Les anarchistes prirent encore une part très active aux grands soulèvements bolcheviques qui eurent lieu les 3, 4 et 5 juillet dans la capitale.
Enfin, si, le 25 octobre 1917, les bolcheviks parvinrent à renverser le gouvernement et s’emparèrent du pouvoir, c’est grâce à l’aide efficace que les anarchistes leur avaient apportée.
Les anarchistes avaient agi avec une complète abnégation, sans marchander, sans poser de conditions préalables ; ils marchaient toujours en avant, exposant leurs vies aux plus grands dangers. Ainsi, par exemple, à Pétrograd, ils se rendirent sur les lieux les plus dangereux, où il fallait livrer des combats acharnés et garder les établissements publics conquis.

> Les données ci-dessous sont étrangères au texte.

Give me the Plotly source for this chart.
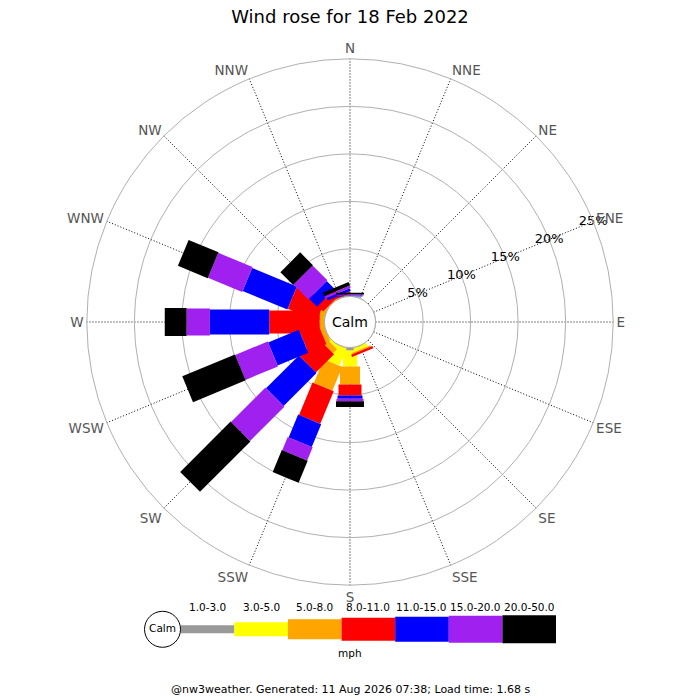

À Moscou, c’est aussi grâce â la fédération anarchiste que le pouvoir put être arraché des mains des gardes blancs et être remis au Soviet. La bataille fut très violente dans cette ville, où les bolcheviks ne pouvaient rien faire sans l’aide acharnée des anarchistes. Les gardes-blancs, ainsi que toutes les bandes de cent-noirs, réactionnaires, fonctionnaires haut cotés s’étaient barricadés et bien fortifiés dans l’Hôtel Métropol. Les anarchistes livrèrent un assaut qui ne dura pas moins de trois journées, et à l’issue duquel tous les contre-révolutionnaires furent capturés.
Dans presque toutes les villes de la Russie, les bolcheviks ne devinrent les maîtres de la situation que par l’action soutenue des anarchistes.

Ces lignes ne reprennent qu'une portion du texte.